I’ve worked out why you haven’t started your book.

I’ve just spent the day in a business accelerator program (Dale Beaumont’s Business Blueprint program). It’s a full on day with three sessions over 6 hours.

I am always energised by these days, and often surprised about the disconnect between the desire of business people to write and publish a book and taking action about it.

I’ve realised that there’s a missing link between wanting to write a business book and actually writing, publishing and marketing a business book, and it’s having the right mindset.

We’re all familiar with having a mindset for growth, success, leadership, achievement, balance, purpose and more, and writing + publishing a book may well be a part of any one of these. Somehow though the book part doesn’t happen.

Why is that?

What is it about writing, publishing and marketing a business book that’s so hard?

Initially I thought it was about understanding the whole process, and most business leaders just think about the writing part not the rest.

Then, as I worked with directors and business owners on their business books, I came to realise that understanding the process was only part of the challenge. After all, we’re all smart, action-orientated business leaders after all.

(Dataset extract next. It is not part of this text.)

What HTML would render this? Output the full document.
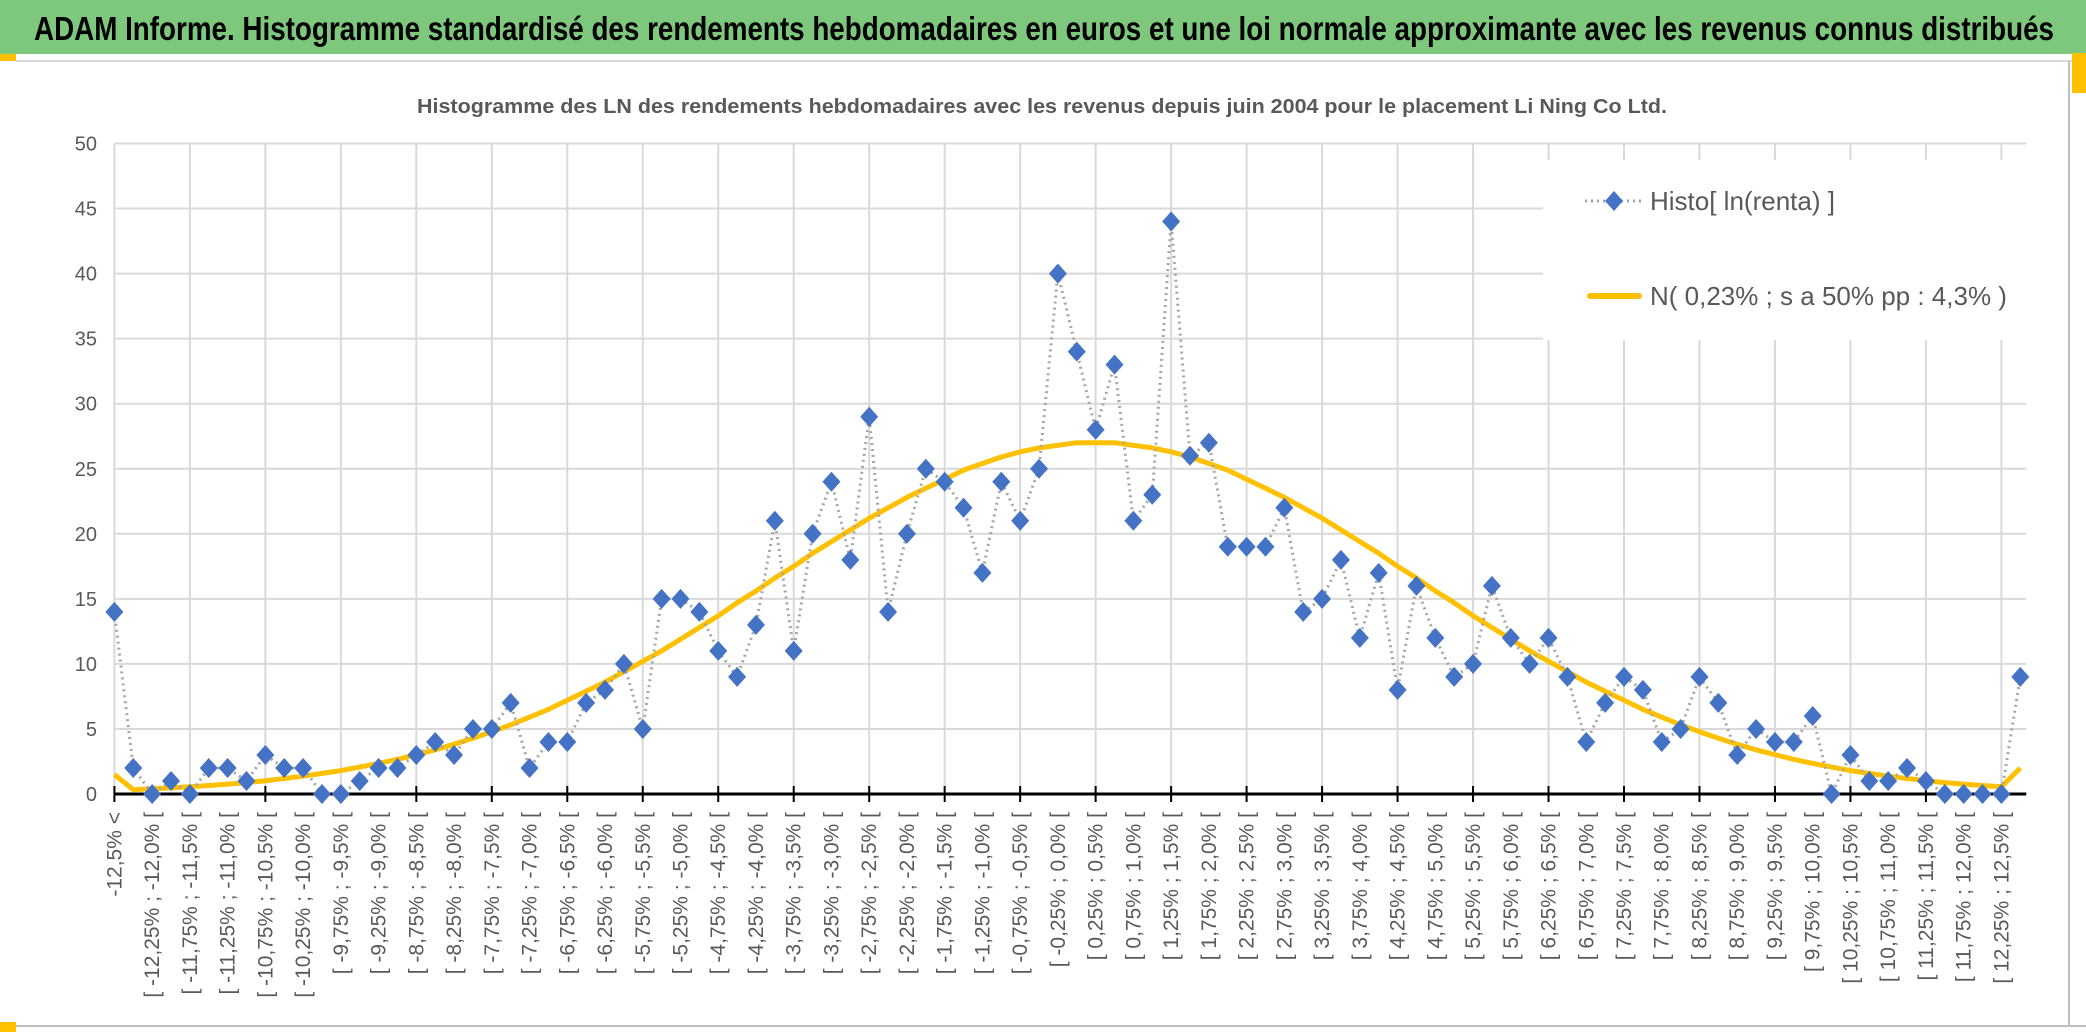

They have the right mindset.

Knowing what to do and in what order is important, but successful business book writers have something else.

So what makes up a business book mindset?

1. Purpose. You have a clear purpose to why you are writing your business bookand can clearly articulate this.

2. Focus. You know or are willing to take a deep dive into precisely who your target audience is, what their challenges are and how your specific knowledge/insight will help them with their challenges.

3. Discipline. You are committed to allocating the time needed to plan, write, learn and action (or delegate) the critical tasks to take your writing through the production, marketing and promotion stages

4. Commitment. You understand this is a long game and that your book is a key tool in how you can share and leverage your knowledge over time to hundreds or thousands of people.

5. Energy. Your book will require a consistent and persistent application of your energy. This energy needs to see you through the writing, production and marketing of your book over two years (or more) . . . this is how much exposure/leverage you can propel IF you have the stamina.

6. Passion. Your business book is the manifestation of your knowledge and insights, probably built up over many years if not decades. Be honest with yourself. Do you like playing with the idea of writing a book much like a puppy plays with a slipper or are you serious about sharing your passion/knowledge?

7. Accountability. You take action rather than finding reasons as to why it’s not the right time. Research from the USA has uncovered that over 80% of business want to write a book, yet only 1% ‘get around to it.’ Which one are you?

8. Investment. You understand that the business book writing, publishing and marketing journey will require an investment, but you’re not sure how much, over what time. In short, you don’t know what you don’t know. You need a trusted adviser, someone that has worked with your peer group, someone like you.

You also need to decide whether you want to make this investment and what ‘return’ you are seeking . . .  and this is a much more challenging question to answer.

And, lastly . . . you need to have to appreciate the power of a book to change the world, even in a small way. You need to believe that sharing knowledge through a book is a powerful way to make a difference, leave a legacy, some insight, a message . . . a presence.

If you’re still not convinced about the importance of books read Umberto Eco’s Chronicles of a liquid society, especially the section titled On Books, Etc.

Eco is an exquisite writer.

And this is last business book mindset insight I have.

If you want to write well…read and read widely. When I am not writing I am reading and learning not just facts and figures but the difference between ordinary writing and writing that makes a difference.